An attack on an ambulance in Tripoli earlier this month critically injured the head of emergency services in the capital, along with two paramedics.

Mr. Salamé said despite scaling-down non-essential UN staff in Tripoli and Benghazi, "we remain in Libya alongside the Libyan people to deliver as best we can", with over 42,000 receiving aid so far. He said through local democratic elections held since 30 March, the people were showing their stoical resolve too, saying it was "vital to keep the pilot light of democracy alive", and appealed for Council support to "the municipal election process."

"There is no military solution" he reiterated, "and it is high time for those who have harboured this illusion to open their eyes and adjust themselves to this reality. Libya's mosaic of communities cannot be governed without alliances and relationships stretching across the whole country." He said Libyans would need to adjust in light of the attempts to take Tripoli by force since 4 April.

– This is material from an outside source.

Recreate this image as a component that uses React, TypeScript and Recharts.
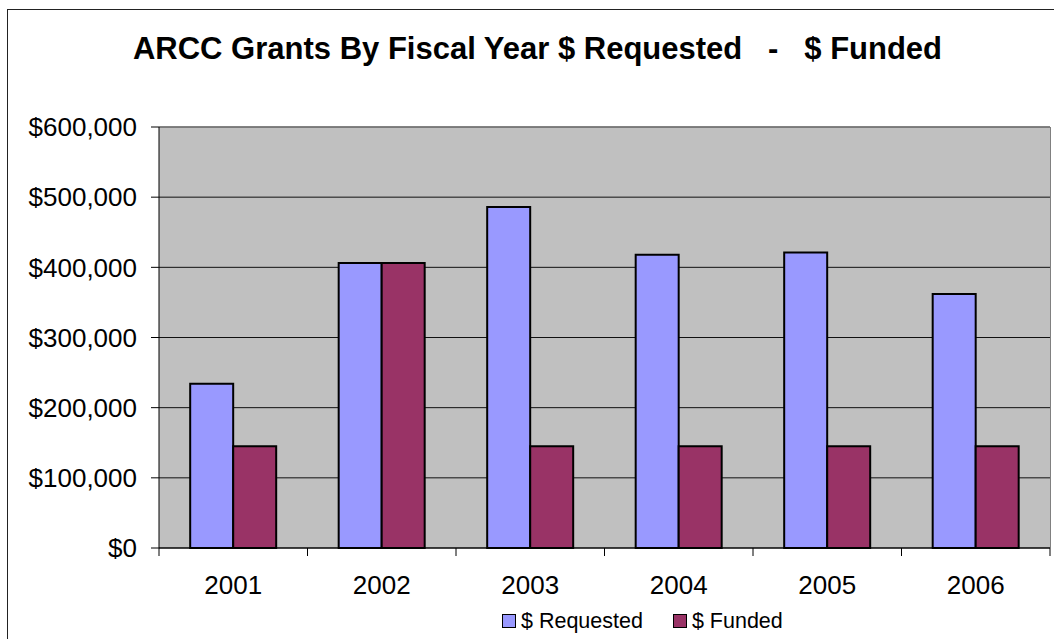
import React from "react";
import {
  BarChart,
  Bar,
  XAxis,
  YAxis,
  CartesianGrid,
  Legend,
  ReferenceLine,
} from "recharts";

const years = ["2001", "2002", "2003", "2004", "2005", "2006"];
const requested = [234000, 406000, 486000, 418000, 421000, 362000];
const funded = [145000, 406000, 145000, 145000, 145000, 145000];
const yTicks = [0, 100000, 200000, 300000, 400000, 500000, 600000];

const data = years.map((year, i) => ({
  year,
  requested: requested[i],
  funded: funded[i],
}));

const FONT = '"Liberation Sans", Arial, sans-serif';
const REQ_COLOR = "#9999FF";
const FUND_COLOR = "#993366";

const TICK_SIZE = 8;
const TICK_MARGIN = 20;

function formatMoney(v: number): string {
  return "$" + v.toLocaleString("en-US");
}

// category labels in the middle, tick marks on the band edges (Excel style)
const YearTick = (props: any) => {
  const { x, y, payload, index } = props;
  const half = payload && payload.offset ? payload.offset : 74.25;
  const top = y - TICK_MARGIN - TICK_SIZE;
  return (
    <g>
      <line x1={x - half} y1={top} x2={x - half} y2={top + TICK_SIZE} stroke="#000" />
      {index === years.length - 1 && (
        <line x1={x + half} y1={top} x2={x + half} y2={top + TICK_SIZE} stroke="#000" />
      )}
      <text
        x={x}
        y={y}
        dy="0.71em"
        textAnchor="middle"
        fill="#000"
        fontSize={26}
        fontFamily={FONT}
      >
        {payload.value}
      </text>
    </g>
  );
};

const LegendContent = () => {
  const items = [
    { label: "$ Requested", color: REQ_COLOR },
    { label: "$ Funded", color: FUND_COLOR },
  ];
  return (
    <div style={{ display: "flex", alignItems: "center", height: 30, fontFamily: FONT, fontSize: 21.5 }}>
      {items.map((it, i) => (
        <div key={it.label} style={{ display: "flex", alignItems: "center", marginRight: i === 0 ? 30 : 0 }}>
          <span
            style={{
              display: "inline-block",
              width: 12,
              height: 12,
              background: it.color,
              border: "1.5px solid #000",
              marginRight: 5,
            }}
          />
          <span style={{ color: "#000" }}>{it.label}</span>
        </div>
      ))}
    </div>
  );
};

export default function App() {
  return (
    <div
      style={{
        position: "absolute",
        left: 0,
        top: 0,
        width: 1054,
        height: 639,
        overflow: "hidden",
        background: "#fff",
        fontFamily: FONT,
      }}
    >
      <div
        style={{
          position: "absolute",
          left: 7,
          top: 9,
          width: 1200,
          height: 800,
          borderLeft: "1.5px solid #222",
          borderTop: "1.5px solid #222",
        }}
      />
      <div
        style={{
          position: "absolute",
          left: 537.5,
          top: 33,
          transform: "translateX(-50%)",
          fontSize: 31,
          lineHeight: "31px",
          fontWeight: "bold",
          whiteSpace: "pre",
          color: "#000",
        }}
      >
        {"ARCC Grants By Fiscal Year $ Requested   -   $ Funded"}
      </div>
      <div style={{ position: "absolute", left: 0, top: 0 }}>
        <BarChart
          width={1054}
          height={639}
          data={data}
          margin={{ top: 127, right: 4, left: 0, bottom: 11 }}
          barCategoryGap="21%"
          barGap={0}
        >
          <CartesianGrid vertical={false} stroke="#111" fill="#C0C0C0" fillOpacity={1} />
          <ReferenceLine y={600000} stroke="#808080" strokeWidth={1.5} />
          <XAxis
            dataKey="year"
            height={50}
            tickLine={false}
            tickSize={TICK_SIZE}
            tickMargin={TICK_MARGIN}
            axisLine={{ stroke: "#000" }}
            tick={<YearTick />}
            interval={0}
          />
          <YAxis
            width={159}
            domain={[0, 600000]}
            ticks={yTicks}
            tickFormatter={formatMoney}
            tickSize={8}
            tickMargin={14}
            tickLine={{ stroke: "#000" }}
            axisLine={{ stroke: "#000" }}
            tick={{ fill: "#000", fontSize: 26, fontFamily: FONT }}
          />
          <Legend
            verticalAlign="bottom"
            content={<LegendContent />}
            wrapperStyle={{ left: 502, top: 606, width: "auto", height: 30 }}
          />
          <Bar
            dataKey="requested"
            name="$ Requested"
            fill={REQ_COLOR}
            stroke="#000"
            strokeWidth={2}
            isAnimationActive={false}
          />
          <Bar
            dataKey="funded"
            name="$ Funded"
            fill={FUND_COLOR}
            stroke="#000"
            strokeWidth={2}
            isAnimationActive={false}
          />
        </BarChart>
      </div>
      <div
        style={{
          position: "absolute",
          left: 1050,
          top: 127,
          width: 0,
          height: 421,
          borderLeft: "1.5px solid #808080",
          pointerEvents: "none",
        }}
      />
    </div>
  );
}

"A better future is still possible, but we all must be seized with the fierce urgency of now, while the front lines remain on the outskirts of Tripoli, and before the battle moves, God forbid, to the capital's more densely populated neighbourhoods. This will require concerted and immediate action by the international community," said Salamé.

"Full civil war in Libya is not inevitable. It may occur by the will of some parties, and by the inaction of others. I hear Libyans resigning themselves to a conflict of many months or even many years. My duty, and that of this family of nations, is to tell them: 'No. You need to stop the fighting and stop it now, for the sake of your loved ones, for the sake of your country, and for the sake of international peace and security."

(File photo. Credit: EPA).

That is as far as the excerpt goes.